[begin SOURCE DATA]

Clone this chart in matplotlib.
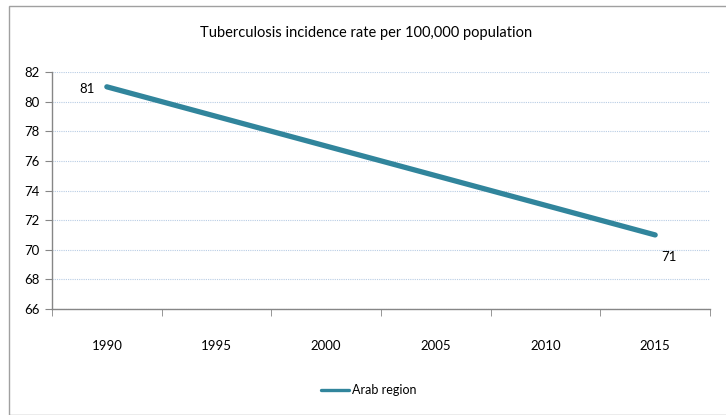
import matplotlib
matplotlib.use("Agg")
import matplotlib.pyplot as plt
from matplotlib.patches import Rectangle
from matplotlib.ticker import FixedLocator, MultipleLocator

categories = ["1990", "1995", "2000", "2005", "2010", "2015"]
series_name = "Arab region"
point_years = ["1990", "2015"]
point_values = [81, 71]

plt.rcParams['font.family'] = ['Lato', 'DejaVu Sans']

fig = plt.figure(figsize=(7.26, 4.15), dpi=100)
fig.patches.append(Rectangle((9/726, 0), 1, 1 - 6/415, transform=fig.transFigure,
                             fill=False, edgecolor='#a0a0a0', linewidth=1.0))
ax = fig.add_axes([52/726, 1 - 309/415, (710 - 52)/726, (309 - 72)/415])

xs = [categories.index(y) for y in point_years]
line_color = '#31859C'
ax.plot(xs, point_values, color=line_color, linewidth=3.8, solid_capstyle='round',
        label=series_name)

ax.annotate(str(point_values[0]), (xs[0], point_values[0]), xytext=(-9, -1.5),
            textcoords='offset points', ha='right', va='center', fontsize=9.5)
ax.annotate(str(point_values[1]), (xs[1], point_values[1]), xytext=(4.5, -16),
            textcoords='offset points', ha='left', va='center', fontsize=9.5)

ax.set_xlim(-0.5, len(categories) - 0.5)
ax.set_ylim(66, 82)
ax.yaxis.set_major_locator(MultipleLocator(2))
ax.set_xticks(range(len(categories)))
ax.set_xticklabels(categories)
ax.xaxis.set_minor_locator(FixedLocator([i - 0.5 for i in range(len(categories) + 1)]))
ax.tick_params(axis='x', which='major', length=0, pad=22, labelsize=9.5)
ax.tick_params(axis='x', which='minor', length=5, color='#868686', direction='out')
ax.tick_params(axis='y', length=5, color='#868686', labelsize=9.5, pad=4)

ax.grid(axis='y', linestyle=(0, (1, 1)), color='#b8cce4', linewidth=0.8)
ax.set_axisbelow(True)
for s in ['top', 'right']:
    ax.spines[s].set_visible(False)
for s in ['left', 'bottom']:
    ax.spines[s].set_color('#868686')
    ax.spines[s].set_linewidth(1.0)

fig.text(366/726, 1 - 33/415, "Tuberculosis incidence rate per 100,000 population",
         ha='center', va='center', fontsize=10.5)

leg = fig.legend(loc='center', bbox_to_anchor=(369/726, 1 - 390/415), frameon=False,
                 fontsize=9, handlelength=2.2, handletextpad=0.25)
for h in leg.get_lines():
    h.set_linewidth(2.4)

fig.savefig("out.png", dpi=100)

[end SOURCE DATA]

Copy exactly the lines running from the beginning of the listing through the line that has "plt.rcParams['font.family'] = ['Lato', 'DejaVu". Drop the pictures.

TASK ANSWER:
Clone this chart in matplotlib.
import matplotlib
matplotlib.use("Agg")
import matplotlib.pyplot as plt
from matplotlib.patches import Rectangle
from matplotlib.ticker import FixedLocator, MultipleLocator

categories = ["1990", "1995", "2000", "2005", "2010", "2015"]
series_name = "Arab region"
point_years = ["1990", "2015"]
point_values = [81, 71]

plt.rcParams['font.family'] = ['Lato', 'DejaVu Sans']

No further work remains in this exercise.